Records with drawing code:
┌──

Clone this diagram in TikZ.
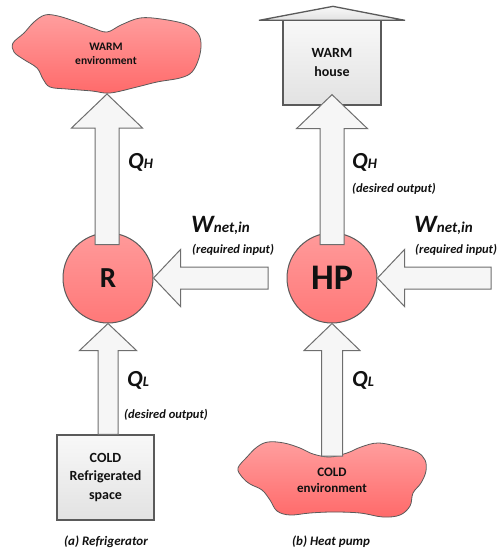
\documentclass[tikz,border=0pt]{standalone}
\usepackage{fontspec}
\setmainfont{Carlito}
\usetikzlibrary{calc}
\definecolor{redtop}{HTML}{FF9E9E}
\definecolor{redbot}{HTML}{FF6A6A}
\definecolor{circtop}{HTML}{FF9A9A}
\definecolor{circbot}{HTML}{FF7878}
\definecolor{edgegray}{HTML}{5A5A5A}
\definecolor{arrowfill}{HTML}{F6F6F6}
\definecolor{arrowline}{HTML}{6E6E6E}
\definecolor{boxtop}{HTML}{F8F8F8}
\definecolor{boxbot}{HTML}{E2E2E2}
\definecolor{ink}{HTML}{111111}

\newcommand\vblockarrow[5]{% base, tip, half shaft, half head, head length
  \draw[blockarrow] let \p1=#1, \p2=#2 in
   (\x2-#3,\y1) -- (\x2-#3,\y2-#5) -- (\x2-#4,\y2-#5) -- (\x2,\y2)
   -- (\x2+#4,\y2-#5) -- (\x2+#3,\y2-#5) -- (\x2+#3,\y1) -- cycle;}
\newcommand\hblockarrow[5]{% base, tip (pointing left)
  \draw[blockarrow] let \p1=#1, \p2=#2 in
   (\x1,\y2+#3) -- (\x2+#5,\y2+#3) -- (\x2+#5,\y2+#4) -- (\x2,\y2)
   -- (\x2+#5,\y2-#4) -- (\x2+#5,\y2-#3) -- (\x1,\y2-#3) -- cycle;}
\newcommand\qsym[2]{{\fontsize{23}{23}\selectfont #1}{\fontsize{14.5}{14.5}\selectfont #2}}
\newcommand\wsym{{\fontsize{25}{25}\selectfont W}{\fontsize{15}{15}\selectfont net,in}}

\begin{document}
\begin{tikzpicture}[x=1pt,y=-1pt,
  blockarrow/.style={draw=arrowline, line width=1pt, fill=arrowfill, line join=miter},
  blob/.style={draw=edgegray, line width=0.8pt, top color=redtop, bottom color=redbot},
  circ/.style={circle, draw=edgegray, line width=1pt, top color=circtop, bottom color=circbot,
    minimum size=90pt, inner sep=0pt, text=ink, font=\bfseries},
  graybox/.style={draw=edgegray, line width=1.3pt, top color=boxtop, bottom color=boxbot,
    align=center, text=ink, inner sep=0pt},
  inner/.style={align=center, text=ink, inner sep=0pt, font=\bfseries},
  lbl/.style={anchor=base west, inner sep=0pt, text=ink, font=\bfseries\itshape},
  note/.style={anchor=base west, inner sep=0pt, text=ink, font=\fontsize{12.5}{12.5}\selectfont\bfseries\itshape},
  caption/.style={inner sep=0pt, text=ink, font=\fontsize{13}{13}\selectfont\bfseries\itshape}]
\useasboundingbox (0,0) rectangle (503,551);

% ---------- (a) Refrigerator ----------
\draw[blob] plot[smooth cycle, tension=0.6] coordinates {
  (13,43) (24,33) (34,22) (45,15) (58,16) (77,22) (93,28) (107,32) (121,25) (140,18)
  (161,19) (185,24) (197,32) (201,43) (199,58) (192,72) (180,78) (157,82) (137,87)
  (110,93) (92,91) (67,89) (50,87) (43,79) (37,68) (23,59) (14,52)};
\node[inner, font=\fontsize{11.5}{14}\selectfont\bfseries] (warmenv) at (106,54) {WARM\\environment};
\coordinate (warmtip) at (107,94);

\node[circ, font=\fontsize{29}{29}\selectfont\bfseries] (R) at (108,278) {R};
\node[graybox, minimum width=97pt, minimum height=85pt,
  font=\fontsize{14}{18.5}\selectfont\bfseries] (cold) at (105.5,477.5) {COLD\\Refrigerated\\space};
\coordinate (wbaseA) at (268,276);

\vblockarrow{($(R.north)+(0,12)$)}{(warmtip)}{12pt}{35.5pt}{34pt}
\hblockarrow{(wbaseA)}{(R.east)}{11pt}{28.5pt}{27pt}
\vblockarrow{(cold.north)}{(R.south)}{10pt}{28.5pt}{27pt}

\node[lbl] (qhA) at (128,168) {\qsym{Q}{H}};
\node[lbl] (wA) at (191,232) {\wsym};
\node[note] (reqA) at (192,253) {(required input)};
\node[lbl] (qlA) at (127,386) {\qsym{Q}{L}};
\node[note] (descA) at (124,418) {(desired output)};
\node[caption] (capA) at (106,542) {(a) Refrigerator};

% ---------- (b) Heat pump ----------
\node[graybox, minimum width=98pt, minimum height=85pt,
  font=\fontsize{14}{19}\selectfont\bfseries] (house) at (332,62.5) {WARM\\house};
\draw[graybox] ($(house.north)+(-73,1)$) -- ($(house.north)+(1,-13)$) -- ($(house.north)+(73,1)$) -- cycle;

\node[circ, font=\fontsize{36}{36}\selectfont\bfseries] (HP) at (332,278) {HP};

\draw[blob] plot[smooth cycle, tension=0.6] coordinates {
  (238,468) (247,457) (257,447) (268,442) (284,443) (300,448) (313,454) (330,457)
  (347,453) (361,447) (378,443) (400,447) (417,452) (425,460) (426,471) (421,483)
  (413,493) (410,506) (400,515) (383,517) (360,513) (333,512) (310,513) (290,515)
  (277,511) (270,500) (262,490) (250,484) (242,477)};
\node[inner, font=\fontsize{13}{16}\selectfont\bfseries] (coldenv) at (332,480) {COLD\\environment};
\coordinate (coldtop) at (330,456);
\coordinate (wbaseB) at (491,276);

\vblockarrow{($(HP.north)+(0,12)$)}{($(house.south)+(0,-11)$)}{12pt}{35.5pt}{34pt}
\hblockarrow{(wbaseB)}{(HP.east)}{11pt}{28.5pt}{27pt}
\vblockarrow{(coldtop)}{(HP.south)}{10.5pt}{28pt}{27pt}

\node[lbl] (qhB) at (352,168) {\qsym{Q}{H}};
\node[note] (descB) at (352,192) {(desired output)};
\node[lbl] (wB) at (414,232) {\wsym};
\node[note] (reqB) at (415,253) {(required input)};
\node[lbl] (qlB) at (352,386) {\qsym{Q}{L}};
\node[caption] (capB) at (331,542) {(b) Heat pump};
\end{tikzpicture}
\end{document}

└──
┌──

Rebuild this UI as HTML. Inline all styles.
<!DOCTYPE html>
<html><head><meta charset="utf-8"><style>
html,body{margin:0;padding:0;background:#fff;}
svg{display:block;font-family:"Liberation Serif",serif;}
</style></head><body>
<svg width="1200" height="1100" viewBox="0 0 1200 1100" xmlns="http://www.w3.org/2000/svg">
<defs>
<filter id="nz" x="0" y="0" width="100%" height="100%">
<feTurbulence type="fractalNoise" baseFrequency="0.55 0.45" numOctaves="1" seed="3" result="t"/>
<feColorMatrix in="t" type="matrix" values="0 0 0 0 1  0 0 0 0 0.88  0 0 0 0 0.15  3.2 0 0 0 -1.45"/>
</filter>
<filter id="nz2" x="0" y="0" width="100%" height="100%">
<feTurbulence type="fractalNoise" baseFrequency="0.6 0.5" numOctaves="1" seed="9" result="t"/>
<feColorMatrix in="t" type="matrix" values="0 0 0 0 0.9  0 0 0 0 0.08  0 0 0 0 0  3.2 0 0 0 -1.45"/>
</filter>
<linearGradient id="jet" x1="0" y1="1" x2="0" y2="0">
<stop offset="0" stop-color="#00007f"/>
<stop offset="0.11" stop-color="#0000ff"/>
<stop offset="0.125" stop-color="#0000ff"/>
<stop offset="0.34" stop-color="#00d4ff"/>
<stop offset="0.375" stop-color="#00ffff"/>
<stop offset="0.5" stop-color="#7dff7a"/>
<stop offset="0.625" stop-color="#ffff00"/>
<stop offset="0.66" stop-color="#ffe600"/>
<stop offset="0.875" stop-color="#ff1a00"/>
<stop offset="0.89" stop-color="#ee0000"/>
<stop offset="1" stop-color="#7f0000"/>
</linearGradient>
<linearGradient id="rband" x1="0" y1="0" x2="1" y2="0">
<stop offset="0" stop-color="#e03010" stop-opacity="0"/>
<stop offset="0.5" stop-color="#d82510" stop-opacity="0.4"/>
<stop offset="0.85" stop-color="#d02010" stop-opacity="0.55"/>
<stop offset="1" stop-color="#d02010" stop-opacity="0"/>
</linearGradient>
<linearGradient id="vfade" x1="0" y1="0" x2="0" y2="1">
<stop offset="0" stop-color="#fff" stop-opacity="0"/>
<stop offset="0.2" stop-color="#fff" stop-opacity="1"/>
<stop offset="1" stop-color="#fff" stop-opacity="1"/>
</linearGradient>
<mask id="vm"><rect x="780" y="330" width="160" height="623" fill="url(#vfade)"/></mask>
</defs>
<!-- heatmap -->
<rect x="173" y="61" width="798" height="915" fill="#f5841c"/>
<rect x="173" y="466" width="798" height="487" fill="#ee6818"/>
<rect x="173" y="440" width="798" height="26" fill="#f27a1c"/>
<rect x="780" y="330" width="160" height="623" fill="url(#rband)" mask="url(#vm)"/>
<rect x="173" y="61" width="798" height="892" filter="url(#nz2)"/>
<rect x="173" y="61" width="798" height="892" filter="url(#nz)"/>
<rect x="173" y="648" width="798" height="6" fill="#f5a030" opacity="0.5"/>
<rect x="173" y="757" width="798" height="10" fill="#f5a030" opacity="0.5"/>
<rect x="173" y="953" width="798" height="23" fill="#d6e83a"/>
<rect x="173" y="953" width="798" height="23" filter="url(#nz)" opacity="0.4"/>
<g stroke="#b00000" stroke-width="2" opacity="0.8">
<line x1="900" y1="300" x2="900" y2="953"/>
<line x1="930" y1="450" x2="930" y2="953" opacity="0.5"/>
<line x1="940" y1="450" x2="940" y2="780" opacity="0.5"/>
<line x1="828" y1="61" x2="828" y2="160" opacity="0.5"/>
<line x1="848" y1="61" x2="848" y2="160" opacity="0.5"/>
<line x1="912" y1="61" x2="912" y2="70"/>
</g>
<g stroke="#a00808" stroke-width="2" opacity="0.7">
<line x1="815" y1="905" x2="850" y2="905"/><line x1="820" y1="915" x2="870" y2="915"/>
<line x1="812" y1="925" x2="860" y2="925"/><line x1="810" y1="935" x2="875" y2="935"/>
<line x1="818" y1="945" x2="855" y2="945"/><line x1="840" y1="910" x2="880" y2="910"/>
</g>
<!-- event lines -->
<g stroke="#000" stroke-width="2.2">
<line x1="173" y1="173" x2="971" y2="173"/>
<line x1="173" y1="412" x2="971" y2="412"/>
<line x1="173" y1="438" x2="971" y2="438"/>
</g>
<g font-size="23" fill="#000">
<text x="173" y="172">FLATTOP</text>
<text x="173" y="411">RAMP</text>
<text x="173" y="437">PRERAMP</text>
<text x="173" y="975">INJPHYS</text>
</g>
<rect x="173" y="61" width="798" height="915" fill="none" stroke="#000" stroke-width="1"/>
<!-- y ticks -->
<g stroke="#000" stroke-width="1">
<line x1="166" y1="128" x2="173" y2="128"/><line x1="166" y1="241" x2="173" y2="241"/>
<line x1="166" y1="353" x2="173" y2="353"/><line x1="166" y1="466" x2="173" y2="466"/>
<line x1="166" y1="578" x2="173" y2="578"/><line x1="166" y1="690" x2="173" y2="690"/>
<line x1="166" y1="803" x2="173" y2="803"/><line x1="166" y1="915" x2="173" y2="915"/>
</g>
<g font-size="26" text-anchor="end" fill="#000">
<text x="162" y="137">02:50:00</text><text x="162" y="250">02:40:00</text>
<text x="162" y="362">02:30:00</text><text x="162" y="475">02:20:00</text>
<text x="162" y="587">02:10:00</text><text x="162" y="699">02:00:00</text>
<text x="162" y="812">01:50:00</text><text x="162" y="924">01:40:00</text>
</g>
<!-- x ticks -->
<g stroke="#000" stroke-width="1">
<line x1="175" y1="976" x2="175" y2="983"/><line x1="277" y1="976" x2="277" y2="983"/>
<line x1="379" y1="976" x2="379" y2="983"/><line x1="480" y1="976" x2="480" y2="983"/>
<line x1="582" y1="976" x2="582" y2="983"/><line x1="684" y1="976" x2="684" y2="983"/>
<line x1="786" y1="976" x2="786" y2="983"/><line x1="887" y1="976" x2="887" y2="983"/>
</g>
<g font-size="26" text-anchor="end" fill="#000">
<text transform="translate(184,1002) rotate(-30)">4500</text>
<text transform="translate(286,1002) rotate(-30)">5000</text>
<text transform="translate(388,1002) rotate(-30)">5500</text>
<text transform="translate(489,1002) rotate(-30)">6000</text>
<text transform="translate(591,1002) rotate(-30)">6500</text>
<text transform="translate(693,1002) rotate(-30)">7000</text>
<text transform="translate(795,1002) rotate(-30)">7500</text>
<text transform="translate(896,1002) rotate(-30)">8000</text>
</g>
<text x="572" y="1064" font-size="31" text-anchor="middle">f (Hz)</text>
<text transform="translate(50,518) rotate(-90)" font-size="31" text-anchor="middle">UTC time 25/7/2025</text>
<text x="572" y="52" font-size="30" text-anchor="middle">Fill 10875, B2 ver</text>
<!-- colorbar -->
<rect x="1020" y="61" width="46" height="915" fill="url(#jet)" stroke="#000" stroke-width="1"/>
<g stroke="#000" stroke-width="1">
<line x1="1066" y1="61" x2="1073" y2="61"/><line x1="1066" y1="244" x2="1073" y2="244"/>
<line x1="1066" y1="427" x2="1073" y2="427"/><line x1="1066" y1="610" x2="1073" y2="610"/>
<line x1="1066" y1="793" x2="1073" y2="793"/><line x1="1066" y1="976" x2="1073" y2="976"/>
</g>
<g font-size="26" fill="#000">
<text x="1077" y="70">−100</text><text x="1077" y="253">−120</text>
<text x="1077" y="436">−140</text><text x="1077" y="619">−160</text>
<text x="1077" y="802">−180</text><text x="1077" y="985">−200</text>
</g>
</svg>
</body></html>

└──
┌──

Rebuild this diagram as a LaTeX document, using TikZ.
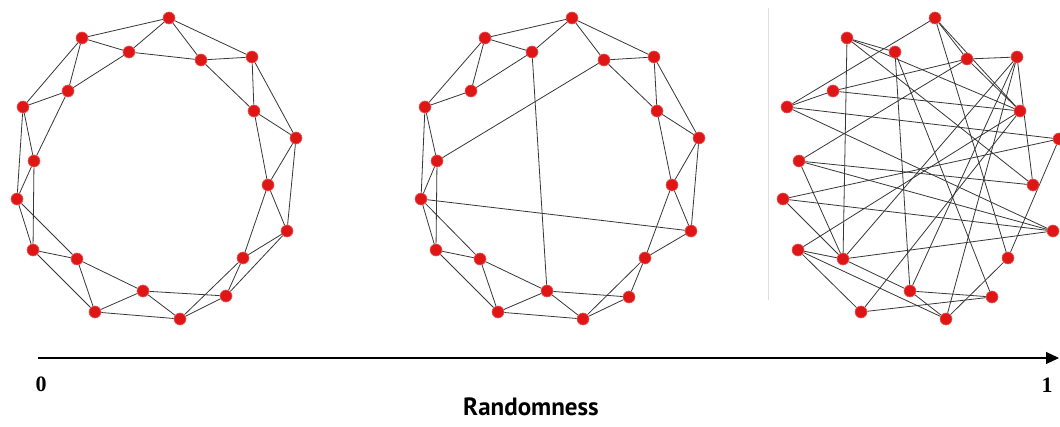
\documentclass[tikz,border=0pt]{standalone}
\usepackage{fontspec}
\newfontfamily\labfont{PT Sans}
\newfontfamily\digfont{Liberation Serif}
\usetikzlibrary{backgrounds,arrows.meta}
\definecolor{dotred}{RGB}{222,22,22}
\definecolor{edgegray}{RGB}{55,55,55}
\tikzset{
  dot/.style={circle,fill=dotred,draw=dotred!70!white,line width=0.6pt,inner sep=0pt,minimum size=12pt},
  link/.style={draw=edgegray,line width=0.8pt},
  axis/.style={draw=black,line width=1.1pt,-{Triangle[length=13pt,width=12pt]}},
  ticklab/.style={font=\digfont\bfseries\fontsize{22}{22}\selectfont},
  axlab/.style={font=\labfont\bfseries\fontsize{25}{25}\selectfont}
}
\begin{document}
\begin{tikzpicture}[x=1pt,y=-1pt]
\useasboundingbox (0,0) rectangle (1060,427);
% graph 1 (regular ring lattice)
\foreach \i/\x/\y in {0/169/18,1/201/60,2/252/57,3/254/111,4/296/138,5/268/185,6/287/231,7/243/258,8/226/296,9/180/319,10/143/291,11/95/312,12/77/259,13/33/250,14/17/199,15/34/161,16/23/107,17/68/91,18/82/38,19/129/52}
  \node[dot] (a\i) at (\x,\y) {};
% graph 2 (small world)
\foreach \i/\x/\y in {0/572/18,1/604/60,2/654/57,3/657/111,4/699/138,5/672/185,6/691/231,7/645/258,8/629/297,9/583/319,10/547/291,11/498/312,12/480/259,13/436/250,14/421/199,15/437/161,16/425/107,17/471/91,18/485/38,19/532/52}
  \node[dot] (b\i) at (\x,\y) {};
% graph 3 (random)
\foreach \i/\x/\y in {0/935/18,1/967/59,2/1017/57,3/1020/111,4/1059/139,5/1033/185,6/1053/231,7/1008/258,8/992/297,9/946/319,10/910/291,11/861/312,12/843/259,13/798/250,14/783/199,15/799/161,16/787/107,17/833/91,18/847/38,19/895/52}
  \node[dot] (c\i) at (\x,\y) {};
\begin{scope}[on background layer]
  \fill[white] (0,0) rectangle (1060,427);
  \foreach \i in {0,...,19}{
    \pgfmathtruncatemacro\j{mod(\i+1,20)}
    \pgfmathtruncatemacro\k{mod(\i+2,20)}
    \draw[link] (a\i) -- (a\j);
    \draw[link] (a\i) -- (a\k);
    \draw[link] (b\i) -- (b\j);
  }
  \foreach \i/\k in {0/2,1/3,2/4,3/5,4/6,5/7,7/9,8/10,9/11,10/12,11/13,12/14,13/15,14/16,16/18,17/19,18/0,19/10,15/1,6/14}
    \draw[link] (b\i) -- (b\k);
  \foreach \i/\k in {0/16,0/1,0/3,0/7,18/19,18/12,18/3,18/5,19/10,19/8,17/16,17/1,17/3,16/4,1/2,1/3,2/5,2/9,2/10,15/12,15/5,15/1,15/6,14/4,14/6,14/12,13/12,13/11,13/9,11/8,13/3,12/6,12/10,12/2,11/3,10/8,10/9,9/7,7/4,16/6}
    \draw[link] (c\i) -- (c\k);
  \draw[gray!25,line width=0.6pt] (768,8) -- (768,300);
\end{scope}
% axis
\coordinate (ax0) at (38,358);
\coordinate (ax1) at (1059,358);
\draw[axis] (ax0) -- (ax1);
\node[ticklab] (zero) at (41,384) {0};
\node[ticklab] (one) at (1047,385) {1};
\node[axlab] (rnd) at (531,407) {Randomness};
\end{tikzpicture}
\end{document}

└──

• _DIRECTIONS_
Work out how many lines in the records above hold the string "Rebuild", then give only that count.

• _THE SOLUTION_
2